● **EXERCISE OBJECTIVE**: Pictures are to be left out. Copy exactly the lines from the one containing "Output the Python" to the one containing "226, 231, 238]", both ends kept.

● **DATA IN THIS EXERCISE**:
[BEGIN]
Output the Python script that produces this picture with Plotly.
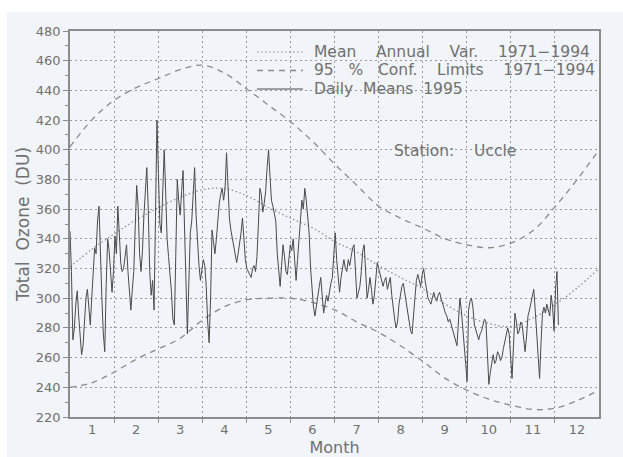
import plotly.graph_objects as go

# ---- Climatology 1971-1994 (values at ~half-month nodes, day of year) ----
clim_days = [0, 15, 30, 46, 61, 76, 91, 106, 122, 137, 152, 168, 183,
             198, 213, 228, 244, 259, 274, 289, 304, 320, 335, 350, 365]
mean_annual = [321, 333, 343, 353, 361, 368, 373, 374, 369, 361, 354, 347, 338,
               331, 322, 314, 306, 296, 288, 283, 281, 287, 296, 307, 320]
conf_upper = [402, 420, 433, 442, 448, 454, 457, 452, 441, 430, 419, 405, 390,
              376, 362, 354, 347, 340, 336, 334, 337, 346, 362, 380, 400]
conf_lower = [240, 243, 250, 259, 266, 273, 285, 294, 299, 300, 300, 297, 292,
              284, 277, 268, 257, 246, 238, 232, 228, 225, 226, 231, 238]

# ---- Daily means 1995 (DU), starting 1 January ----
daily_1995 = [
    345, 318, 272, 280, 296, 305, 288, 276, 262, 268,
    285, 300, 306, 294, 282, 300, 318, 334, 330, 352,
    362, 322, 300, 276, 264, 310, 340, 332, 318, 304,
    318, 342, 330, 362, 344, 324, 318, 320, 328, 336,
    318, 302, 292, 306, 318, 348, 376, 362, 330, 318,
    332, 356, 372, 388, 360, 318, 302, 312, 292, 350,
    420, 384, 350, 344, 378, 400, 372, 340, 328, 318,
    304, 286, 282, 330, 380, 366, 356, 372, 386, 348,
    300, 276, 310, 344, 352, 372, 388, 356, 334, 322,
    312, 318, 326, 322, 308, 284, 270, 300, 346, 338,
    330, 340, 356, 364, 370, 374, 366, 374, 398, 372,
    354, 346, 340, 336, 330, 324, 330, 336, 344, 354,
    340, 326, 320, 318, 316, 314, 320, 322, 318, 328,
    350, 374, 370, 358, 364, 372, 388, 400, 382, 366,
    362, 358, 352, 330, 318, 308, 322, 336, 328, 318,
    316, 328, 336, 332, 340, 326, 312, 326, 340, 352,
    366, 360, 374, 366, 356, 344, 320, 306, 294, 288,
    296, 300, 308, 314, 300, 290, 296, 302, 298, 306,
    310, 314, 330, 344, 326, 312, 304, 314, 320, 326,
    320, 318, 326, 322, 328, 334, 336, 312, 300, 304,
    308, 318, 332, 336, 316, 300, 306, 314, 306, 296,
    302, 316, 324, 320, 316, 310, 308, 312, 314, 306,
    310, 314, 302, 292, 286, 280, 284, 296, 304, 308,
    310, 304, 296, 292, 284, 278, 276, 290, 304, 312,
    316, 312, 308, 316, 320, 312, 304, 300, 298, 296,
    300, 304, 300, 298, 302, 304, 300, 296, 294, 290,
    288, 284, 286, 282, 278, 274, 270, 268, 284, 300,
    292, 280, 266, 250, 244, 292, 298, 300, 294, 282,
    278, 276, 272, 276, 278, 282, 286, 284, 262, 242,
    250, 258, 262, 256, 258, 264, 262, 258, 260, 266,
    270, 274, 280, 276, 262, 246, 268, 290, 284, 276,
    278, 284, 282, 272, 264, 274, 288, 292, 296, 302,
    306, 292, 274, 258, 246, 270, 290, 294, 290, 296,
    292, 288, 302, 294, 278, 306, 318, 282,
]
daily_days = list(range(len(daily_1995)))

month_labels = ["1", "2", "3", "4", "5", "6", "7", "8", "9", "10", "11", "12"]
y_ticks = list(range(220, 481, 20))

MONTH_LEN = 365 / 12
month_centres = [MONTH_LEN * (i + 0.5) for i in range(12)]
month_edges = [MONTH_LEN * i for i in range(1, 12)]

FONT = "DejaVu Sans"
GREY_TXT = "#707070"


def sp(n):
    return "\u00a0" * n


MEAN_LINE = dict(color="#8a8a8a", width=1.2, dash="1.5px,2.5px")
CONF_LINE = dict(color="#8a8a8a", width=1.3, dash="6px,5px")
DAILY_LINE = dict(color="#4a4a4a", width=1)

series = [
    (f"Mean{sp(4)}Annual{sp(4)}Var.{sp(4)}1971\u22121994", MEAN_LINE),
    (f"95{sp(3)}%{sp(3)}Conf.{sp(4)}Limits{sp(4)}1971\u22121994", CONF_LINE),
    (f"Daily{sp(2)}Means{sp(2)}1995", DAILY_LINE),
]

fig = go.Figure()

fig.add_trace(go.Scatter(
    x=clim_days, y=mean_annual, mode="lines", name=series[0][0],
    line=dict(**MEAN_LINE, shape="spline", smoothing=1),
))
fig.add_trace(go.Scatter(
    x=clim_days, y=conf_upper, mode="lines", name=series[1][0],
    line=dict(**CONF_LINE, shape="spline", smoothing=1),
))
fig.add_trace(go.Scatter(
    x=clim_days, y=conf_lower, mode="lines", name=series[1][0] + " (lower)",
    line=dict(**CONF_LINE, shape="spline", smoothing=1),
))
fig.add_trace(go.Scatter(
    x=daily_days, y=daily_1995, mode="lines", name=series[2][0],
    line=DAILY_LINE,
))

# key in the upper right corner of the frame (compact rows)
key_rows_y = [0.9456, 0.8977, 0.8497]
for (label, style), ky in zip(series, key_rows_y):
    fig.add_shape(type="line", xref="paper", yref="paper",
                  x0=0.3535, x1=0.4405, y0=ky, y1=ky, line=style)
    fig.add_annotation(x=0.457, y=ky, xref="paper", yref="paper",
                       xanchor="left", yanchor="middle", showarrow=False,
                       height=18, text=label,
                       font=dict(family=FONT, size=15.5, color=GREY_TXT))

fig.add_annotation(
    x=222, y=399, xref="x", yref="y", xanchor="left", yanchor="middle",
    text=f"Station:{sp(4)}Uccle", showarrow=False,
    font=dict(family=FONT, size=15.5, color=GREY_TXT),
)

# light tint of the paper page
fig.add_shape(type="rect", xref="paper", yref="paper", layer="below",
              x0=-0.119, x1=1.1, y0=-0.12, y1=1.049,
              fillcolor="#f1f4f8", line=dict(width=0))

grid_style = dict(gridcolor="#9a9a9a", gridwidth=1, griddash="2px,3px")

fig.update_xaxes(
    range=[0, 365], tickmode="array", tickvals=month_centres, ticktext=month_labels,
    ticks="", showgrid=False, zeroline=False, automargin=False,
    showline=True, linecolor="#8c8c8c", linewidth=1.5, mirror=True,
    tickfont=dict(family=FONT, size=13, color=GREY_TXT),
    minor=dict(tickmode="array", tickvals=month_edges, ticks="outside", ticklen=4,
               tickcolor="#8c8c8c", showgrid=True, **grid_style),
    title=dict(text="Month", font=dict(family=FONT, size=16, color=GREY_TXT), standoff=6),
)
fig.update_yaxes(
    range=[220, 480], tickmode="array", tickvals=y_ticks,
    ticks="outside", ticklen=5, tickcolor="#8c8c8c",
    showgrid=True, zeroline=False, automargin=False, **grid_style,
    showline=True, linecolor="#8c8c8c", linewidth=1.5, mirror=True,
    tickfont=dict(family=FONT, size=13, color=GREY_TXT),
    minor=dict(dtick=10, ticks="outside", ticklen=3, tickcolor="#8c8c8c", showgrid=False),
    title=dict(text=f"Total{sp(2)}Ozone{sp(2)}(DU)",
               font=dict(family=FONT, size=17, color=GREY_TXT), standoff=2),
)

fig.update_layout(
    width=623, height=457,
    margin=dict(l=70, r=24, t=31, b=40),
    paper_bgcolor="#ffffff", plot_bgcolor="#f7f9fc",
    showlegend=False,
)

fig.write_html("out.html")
[END]
[BEGIN]
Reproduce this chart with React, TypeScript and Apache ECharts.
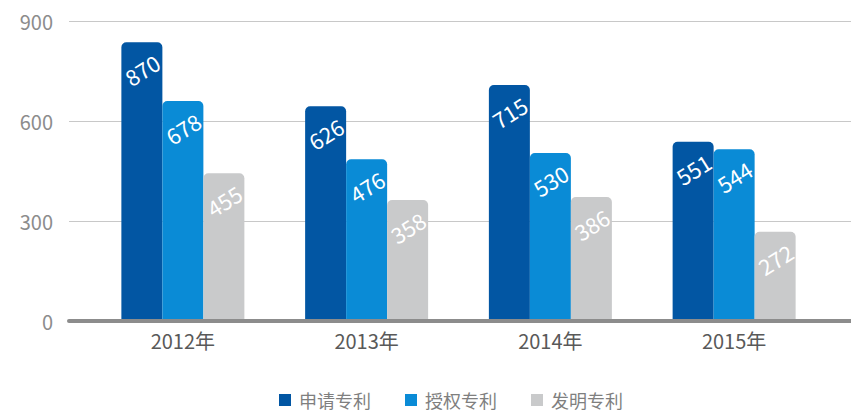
[END]
● **ANSWER TO THIS EXERCISE**:
Output the Python script that produces this picture with Plotly.
import plotly.graph_objects as go

# ---- Climatology 1971-1994 (values at ~half-month nodes, day of year) ----
clim_days = [0, 15, 30, 46, 61, 76, 91, 106, 122, 137, 152, 168, 183,
             198, 213, 228, 244, 259, 274, 289, 304, 320, 335, 350, 365]
mean_annual = [321, 333, 343, 353, 361, 368, 373, 374, 369, 361, 354, 347, 338,
               331, 322, 314, 306, 296, 288, 283, 281, 287, 296, 307, 320]
conf_upper = [402, 420, 433, 442, 448, 454, 457, 452, 441, 430, 419, 405, 390,
              376, 362, 354, 347, 340, 336, 334, 337, 346, 362, 380, 400]
conf_lower = [240, 243, 250, 259, 266, 273, 285, 294, 299, 300, 300, 297, 292,
              284, 277, 268, 257, 246, 238, 232, 228, 225, 226, 231, 238]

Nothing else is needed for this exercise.